Джек был для меня не просто человеком, с которого брали пример все гангстеры, самым деятельным умом в нью-йоркском преступном мире, а одним из наиболее ярких представителей новой поросли американцев ирландского происхождения, героем Горацио Элджера,[1] Финном Маккулом[2] и Джесси Джеймсом[3] одновременно, тем, кто на собственном опыте доказал, что любой американец способен с помощью пистолета пробиться к славе и богатству. Моим друзьям, которые ставят под сомнение мораль этих несколько необычных мемуаров, я не устаю повторять: «Если вам нравился Карнеги[4] и Кастер,[5] то придется по душе и Джек-Брильянт». В свое время он был почти так же знаменит, как Линдберг,[6] когда тот находился в зените славы. «Самый непредсказуемый рэкетир», — охарактеризовал его нью-йоркский журнал «Америкэн»; «Победитель конкурса «Враг народа», — называла его «Пост»; «Самый обстрелянный человек в Америке», — писала о нем «Миррор».
Неужели кто-то думает, что эти превосходные степени легко ему дались? Ничего подобного. Джек был первопроходцем, создателем первой, по-настоящему эффективной преступной группировки, королем городского преступного мира на протяжении многих лет. Его имя мелькало на страницах всех без исключения бульварных газет — скажете, просто?
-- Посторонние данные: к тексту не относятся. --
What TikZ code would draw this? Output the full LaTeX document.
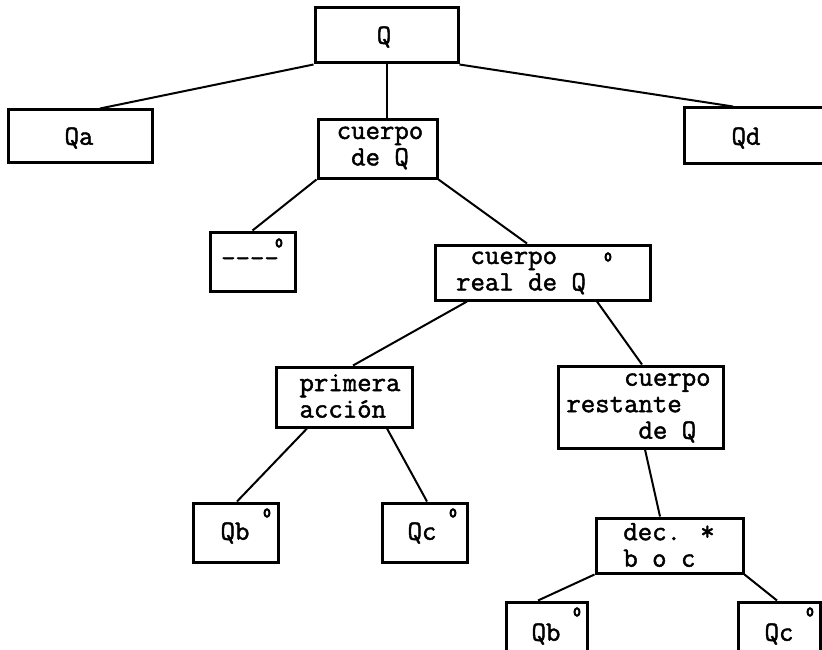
\documentclass[tikz,border=0pt]{standalone}
\usepackage{fontspec}
\newfontfamily\tw{Latin Modern Mono}[BoldFont=Latin Modern Mono,BoldFeatures={FakeBold=1.6}]
\usetikzlibrary{shapes.geometric}
\begin{document}
\begin{tikzpicture}[x=1pt,y=-1pt,
  box/.style={draw,line width=3pt,inner sep=0pt,minimum width=#1},
  lbl/.style={inner sep=0pt,align=left,font=\tw\bfseries\fontsize{28}{26.5}\selectfont},
  ring/.style={draw,ellipse,line width=2pt,inner sep=0pt,minimum width=5pt,minimum height=7.5pt},
  link/.style={line width=2pt}]
\useasboundingbox (0,0) rectangle (822,650);
\clip (0,0) rectangle (822,650);
% boxes
\node[box=143pt,minimum height=55pt] (q)     at (386.5,35.5) {};
\node[box=144pt,minimum height=53pt] (qa)    at (80,136.5) {};
\node[box=119pt,minimum height=58pt] (cq)    at (377.5,149) {};
\node[box=142pt,minimum height=56pt] (qd)    at (755,136) {};
\node[box=85pt,minimum height=59pt]  (dash)  at (252.5,261.5) {};
\node[box=215pt,minimum height=55pt] (crq)   at (542.5,272.5) {};
\node[box=136pt,minimum height=60pt] (pa)    at (344,397) {};
\node[box=165pt,minimum height=82pt] (crest) at (640.5,407) {};
\node[box=85pt,minimum height=59pt]  (qb1)   at (235.5,532.5) {};
\node[box=85pt,minimum height=59pt]  (qc1)   at (424.5,532.5) {};
\node[box=147pt,minimum height=55pt] (dec)   at (669.5,545.5) {};
\node[box=81pt,minimum height=58pt]  (qb2)   at (546.5,631) {};
\node[box=82pt,minimum height=58pt]  (qc2)   at (779,631) {};
% texts
\node[lbl] (q-t)     at (384,37)    {Q};
\node[lbl] (qa-t)    at (79,138)    {Qa};
\node[lbl] (cq-t)    at (380,148)   {cuerpo\\\phantom{x}de Q};
\node[lbl] (qd-t)    at (746,138)   {Qd};
\node[lbl] (dash-t)  at (250,262)   {{-}{-}{-}{-}};
\node[lbl] (crq-t)   at (521,273)   {\phantom{x}cuerpo\\real de Q};
\node[lbl] (pa-t)    at (350,396)   {primera\\acción};
\node[lbl] (crest-t) at (638.5,408) {\phantom{xxxx}cuerpo\\restante\\\phantom{xxxxx}de Q};
\node[lbl] (qb1-t)   at (235,533)   {Qb};
\node[lbl] (qc1-t)   at (422,533)   {Qc};
\node[lbl] (dec-t)   at (669,545)   {dec. *\\b o c};
\node[lbl] (qb2-t)   at (546,634)   {Qb};
\node[lbl] (qc2-t)   at (779,634)   {Qc};
% small rings in box corners
\node[ring] (dash-r) at (279,243) {};
\node[ring] (crq-r)  at (608,257) {};
\node[ring] (qb1-r)  at (267,513) {};
\node[ring] (qc1-r)  at (453,513) {};
\node[ring] (qb2-r)  at (577,612) {};
\node[ring] (qc2-r)  at (810,612) {};
% connectors
\draw[link] (q.south west) -- ([xshift=20pt]qa.north);
\draw[link] (q.south) -- (q.south |- cq.north);
\draw[link] (q.south east) -- ([xshift=-22pt]qd.north);
\draw[link] (cq.south west) -- (dash.north);
\draw[link] (cq.south east) -- ([xshift=-15.5pt]crq.north);
\draw[link] ([xshift=-75.5pt]crq.south) -- ([xshift=9pt]pa.north);
\draw[link] ([xshift=54.5pt]crq.south) -- ([xshift=1.5pt]crest.north);
\draw[link] ([xshift=-37pt]pa.south) -- ([xshift=1.5pt]qb1.north);
\draw[link] ([xshift=43pt]pa.south) -- ([xshift=2.5pt]qc1.north);
\draw[link] ([xshift=4.5pt]crest.south) -- ([xshift=-9.5pt]dec.north);
\draw[link] (dec.south west) -- ([xshift=-8.5pt]qb2.north);
\draw[link] (dec.south east) -- ([xshift=-2pt]qc2.north);
\end{tikzpicture}
\end{document}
Он способствовал благородному делу коррупции и порока. Он смочил ссохшуюся гортань миллионов животворной влагой человеческого тепла. Он давал лекарство, которое подымало настроение; делал уколы, снимавшие тревогу. Он помогал людям заявить о себе — и как помогал! И чем же мир отблагодарил его? Ничем. Все, что от него осталось, — это съехавший с постели труп в исподнем; всеми брошенный, одинокий труп.